Biraz önce yürüme yoluna çıkan kadın ve erkekle göz göze geldik. Yanlarından geçerken “Günaydın” dedim. Biraz da takılmak istedim: “ Baktım arabamı çarpık park etmişim. Böyle güzel bir markanın yanına çarpık park etmek yakışmaz diye düşünüp, düzelttim” dedim. Kadın güldü “Arabanın markası önemli değil. Önemli olan, içindeki kişinin markası” dedi.

Araba ve sürücüsü

Kadına hak verdim. Gerçekten de önemli olan, kişinin markası, modelidir. Buna yaşamın her boyutunda tanık oluruz. Yazımızın ilhamı, arabadan kaynaklandı; oradan devam edeyim. Bakıyorsunuz kişinin teknoloji harikası, son derece lüks, son model bir arabası var. Ama tutum ve davranışı, bir mağara devri kişisi kadar ilkel; modeli o kadar eski. Trafiğe çıkıyor, ne kural dinliyor, ne de kimsenin hakkına saygı gösteriyor. Örneğin, “Sollamayı zevk edindim; sağda neş’e ne arar” mantığı ile oto yolda herkesi tehlikeye atarak slalom yapıyor. “Önündeki araba ile güvenilir bir fren mesafesi olması gerekir” ilkesini hiç düşünmüyor. Egzoz kokusunu ciğerlerine taze taze çekmek istercesine öndeki arabaya kıl payı yaklaşıyor. Emniyet şeridinin kendisi için yapıldığını sanıyor; “Yakalanırsak, ne ise cezası öderiz” diyor; yasalara saygı duymuyor. Engelliler için ayrılmış park yerine, sanki orası zihin engelliler için yapılmış gibi, park ediyor.

Makam ve makam sahibi

“Araba ve içindeki kişinin markası” analojisini, “koltuk ve oturan kişinin markası” durumu için de genişletebiliriz. Profesyonel iş yaşamımda, markası-modeli, oturduğu koltukla bağdaşmayan çok örnek görmüşümdür. Bakarsınız kişi, kuruluşta çok önemli bir pozisyondadır. Ama o koltuğa oturacak kişide bulunması gereken becerilerin çoğundan yoksundur.  Kafa yapısı, birkaç yüzyıl öncesinin modelidir. Vizyonu, dardır. Olaylar arasındaki ilişkilere bütünsel olarak bakamaz. Koltuğun gerektirdiği teknik beceriler yönünden çok zayıftır. Ve insani boyutta ise tam bir enkazdır. İnsanlık, bedenini terk etmiştir. Şefkat duygusu dumura uğramıştır. “Kalıbının adamı” değildir. Kalıbına bakarak “delikanlı” zannedersiniz. Ama, zoru görünce kıvırır. İşine gelmeyen bir şey olunca söylediğini inkâr eder. Utanma duvarını aşmıştır. Çıkarı için kolayca yalan söyler. Markasının düşüklüğünü, saldırganlığı ile kapatmaya çalışır. Kurumuna ve çevresine zarar verir.

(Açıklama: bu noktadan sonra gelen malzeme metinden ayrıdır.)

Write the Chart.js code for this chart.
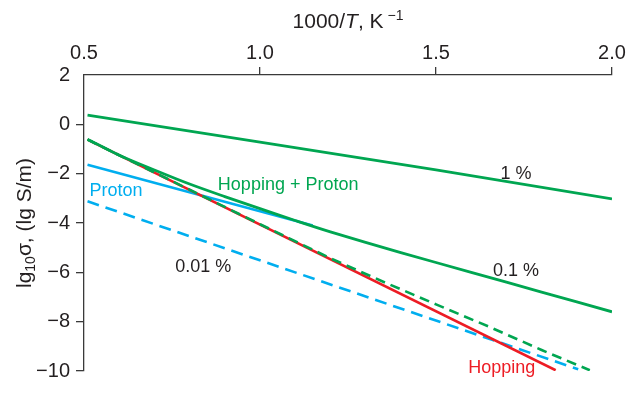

Bazen koltukta oturan kişinin markası-modeli, sizi olumlu yönde de şaşırtabilir. Bakarsınız, kuruluşun en alt kademesinde çalışan bir kişidir. Ama işgal ettiği pozisyonun çok ötesinde bir niteliğe sahiptir. Vizyonu geniştir. Teknik bilgisi, görev tanımının ötesindedir. Davranışları ile çevresinde olağanüstü saygı uyandırır. 

Organizasyonlara bu marka-model analojisi ile baktığımızda, çok geçerli olan bir ilkeden söz edebiliriz. Bir organizasyonun marka-modeli, tepesindeki kişinin marka-modeli ile yukardan sınırlıdır.

Organizasyonlar, yukarıdan aşağıya doğru örülür. Tepedeki kişinin marka-modeli düşük ise, alttakilerin marka-modeli bunun üstünde olamaz. Eğer böyle istisnalar çıkarsa, markası düşük yönetici bu kişileri ezer, yükseltmez.

Sonuç

Önemli olan kişinin markası-modelidir. Kişinin değeri, üstündeki giysileri, takıları, bindiği araba, aldığı diplomalar, oturduğu makam, yaşadığı ev ile ölçülmez. Çevrenize bakın, kurumunuzdaki kişilerin markası-modeli nedir? Sizi, markası-modeli düşük yöneticiler mi yönetiyor?  Şimdi çuvaldızı kendinize batırınız; kendinizi değerlendiriniz. İyi bir marka mısınız?